Task directions:
Starting at the first line of the listing below, repeat each line exactly until the line containing "return (H - B - p) / (H - T - B)", which you include. Leave out pictures.

Data lines:
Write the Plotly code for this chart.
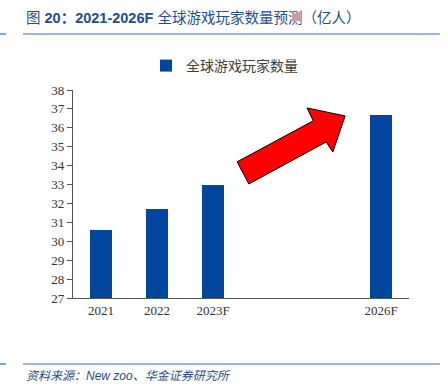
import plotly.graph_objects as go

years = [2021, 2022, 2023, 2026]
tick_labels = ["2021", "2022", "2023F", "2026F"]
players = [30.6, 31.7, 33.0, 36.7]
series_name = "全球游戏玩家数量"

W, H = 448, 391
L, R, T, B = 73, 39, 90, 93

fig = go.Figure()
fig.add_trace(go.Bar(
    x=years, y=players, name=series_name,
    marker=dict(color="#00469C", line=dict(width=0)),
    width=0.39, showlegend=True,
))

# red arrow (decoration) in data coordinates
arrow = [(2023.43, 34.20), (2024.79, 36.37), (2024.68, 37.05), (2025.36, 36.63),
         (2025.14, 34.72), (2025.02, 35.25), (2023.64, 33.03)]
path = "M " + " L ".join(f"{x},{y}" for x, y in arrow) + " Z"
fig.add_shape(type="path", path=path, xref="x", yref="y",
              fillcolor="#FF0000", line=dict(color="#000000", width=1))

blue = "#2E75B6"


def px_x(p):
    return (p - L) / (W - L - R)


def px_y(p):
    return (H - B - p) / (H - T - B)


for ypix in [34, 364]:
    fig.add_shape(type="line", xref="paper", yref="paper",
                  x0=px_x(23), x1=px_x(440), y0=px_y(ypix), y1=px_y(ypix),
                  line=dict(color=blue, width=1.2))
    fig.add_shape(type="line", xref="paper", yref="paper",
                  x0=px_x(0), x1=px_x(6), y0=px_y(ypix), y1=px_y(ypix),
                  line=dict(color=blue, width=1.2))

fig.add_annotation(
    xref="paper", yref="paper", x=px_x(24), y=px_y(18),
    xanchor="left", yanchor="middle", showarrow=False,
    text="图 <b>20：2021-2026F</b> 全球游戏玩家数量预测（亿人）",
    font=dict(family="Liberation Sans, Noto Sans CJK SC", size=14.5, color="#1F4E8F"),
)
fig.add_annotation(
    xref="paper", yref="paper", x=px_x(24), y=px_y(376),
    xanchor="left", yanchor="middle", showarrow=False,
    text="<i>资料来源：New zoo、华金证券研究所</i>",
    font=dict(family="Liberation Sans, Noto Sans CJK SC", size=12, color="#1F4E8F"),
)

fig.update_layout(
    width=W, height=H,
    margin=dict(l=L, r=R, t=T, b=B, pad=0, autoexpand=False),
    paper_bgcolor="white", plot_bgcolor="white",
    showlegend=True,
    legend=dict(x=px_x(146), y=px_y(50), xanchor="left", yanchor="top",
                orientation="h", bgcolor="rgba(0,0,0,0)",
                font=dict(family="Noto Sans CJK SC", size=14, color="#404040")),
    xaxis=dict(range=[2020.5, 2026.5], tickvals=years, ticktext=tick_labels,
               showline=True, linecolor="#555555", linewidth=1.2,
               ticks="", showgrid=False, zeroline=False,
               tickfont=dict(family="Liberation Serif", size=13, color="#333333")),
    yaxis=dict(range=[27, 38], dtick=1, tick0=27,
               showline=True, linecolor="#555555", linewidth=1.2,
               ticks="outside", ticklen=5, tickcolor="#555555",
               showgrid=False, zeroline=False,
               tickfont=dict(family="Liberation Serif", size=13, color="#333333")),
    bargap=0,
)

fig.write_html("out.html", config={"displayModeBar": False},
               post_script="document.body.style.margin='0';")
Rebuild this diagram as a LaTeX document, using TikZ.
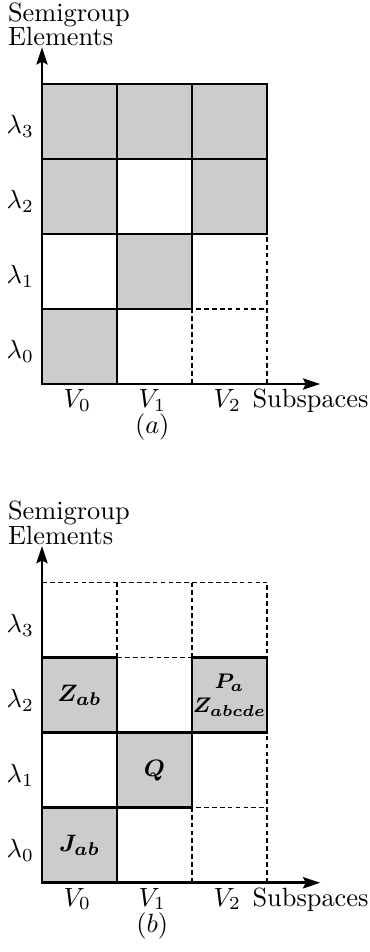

Response:
Write the Plotly code for this chart.
import plotly.graph_objects as go

years = [2021, 2022, 2023, 2026]
tick_labels = ["2021", "2022", "2023F", "2026F"]
players = [30.6, 31.7, 33.0, 36.7]
series_name = "全球游戏玩家数量"

W, H = 448, 391
L, R, T, B = 73, 39, 90, 93

fig = go.Figure()
fig.add_trace(go.Bar(
    x=years, y=players, name=series_name,
    marker=dict(color="#00469C", line=dict(width=0)),
    width=0.39, showlegend=True,
))

# red arrow (decoration) in data coordinates
arrow = [(2023.43, 34.20), (2024.79, 36.37), (2024.68, 37.05), (2025.36, 36.63),
         (2025.14, 34.72), (2025.02, 35.25), (2023.64, 33.03)]
path = "M " + " L ".join(f"{x},{y}" for x, y in arrow) + " Z"
fig.add_shape(type="path", path=path, xref="x", yref="y",
              fillcolor="#FF0000", line=dict(color="#000000", width=1))

blue = "#2E75B6"


def px_x(p):
    return (p - L) / (W - L - R)


def px_y(p):
    return (H - B - p) / (H - T - B)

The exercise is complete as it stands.